I can recall only one unexpected encounter with a Confederate monument.
In December 2015, Nina and I went for a hike in Pinnacle Park, near the town of Sylva, NC. Afterward, we decided to poke around the town and see what was there. We quickly found our way to what seemed to be the highest point: the courthouse.
From the front of the building, there's a spectacular view down the main drag, with mountains in the background, as seen below. If I took a photo of that view, I didn't save it, but here's a good one:
From behind, I thought that statue was probably a WWI soldier. I went down the steps far enough to see it from the front, and was surprised by what you can see in the photo below: "Our Heroes of the Confederacy."
I'm no PC snowflake, but the statue and its engraving instantly made me feel, well, icky. The Confederacy was the enemy of everything I cherish, ideologically; it was awful in every conceivable way, from its conception to the moment it was destroyed.
A speech that Frederick Douglass gave in 1878 sums up the matter more eloquently than I ever could:
Nevertheless, we must not be asked to say that the South was right in the rebellion, or to say the North was wrong. We must not be asked to put no difference between those who fought for the Union and those who fought against it, or between loyalty and treason....
I admit that the South believed it was right, but the nature of things is not changed by belief. The Inquisition was not less a crime against humanity because it was believed right by the Holy Fathers....
It was a war of ideas, a battle of principles and ideas which united one section and divided the other; a war between the old and new, slavery and freedom, barbarism and civilization; between a government based upon the broadest and grandest declaration of human rights the world ever heard or read, and another pretended government, based upon an open, bold and shocking denial of all rights, except the right of the strongest....

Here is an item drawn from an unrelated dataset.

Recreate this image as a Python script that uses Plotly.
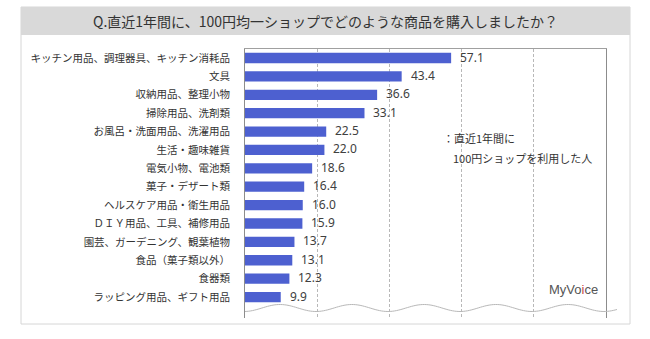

There was a right side and a wrong side in the late war, which no sentiment ought to cause us to forget, and while to-day we should have malice toward none, and charity toward all, it is no part of our duty to confound right with wrong, or loyalty with treason.
(See here for the whole thing.)
I am not in the "tear them all down" camp--especially when that is decided by mob rule rather than through the processes of representative democracy. But neither am I in the "we need to honor our heritage" camp. It is preposterous to worry that we will erase the Civil War, the Confederacy, and its important lessons from our collective conscious if all the flattering monuments were to be hit by wrecking balls.
But I'm not sure that's the right approach, at least not across the board.
One of the most interesting things I saw on my one and only trip to Santa Fe, New Mexico, was the city's central plaza. It is home to an obelisk monument erected in 1868:
(Source.)
The obelisk itself is forgettable, indistinguishable from a million others. But I was intrigued by the combination of the original inscription and the explanatory plaque added much, much later:
(You will note that the word "savage" has been defaced out of the original, presumably after this plaque was added. This was vandalism, not an official act. I don't approve of it; your mileage may vary.)
I like this general approach. It allows the visitor to see what was important to the people who erected the edifice, in their own words. But then it adds a modern comment, gently (perhaps too gently) expressing a collective, contemporary disavowal.
Maybe the added plaque should go further, and express remorse over the entire genocidal enterprise, rather than being apologetic only for the use of two words that make those of modern sensibilities cringe. But my point is not that this one example is done exactly right; rather, I think the general approach is a worthy one, and it's one I don't recall having seen done anywhere else.
I can imagine approving of a heroic-appearing Civil War monument, with its original inscription intact, but augmented by an updated perspective--one explaining that while we do not wish to erase the past, we also do not wish to condone or leave unchallenged the views that cloaked Confederate evil in the glory of a heroic public statue. It would not displease me one bit if some of Douglass's wonderful prose, such as that quoted above, made its way onto these new additions to the memorials.
Those who built all these monuments did so in order to speak to people of the future. Fine, let them. We don't need to silence their voices in order to add our own.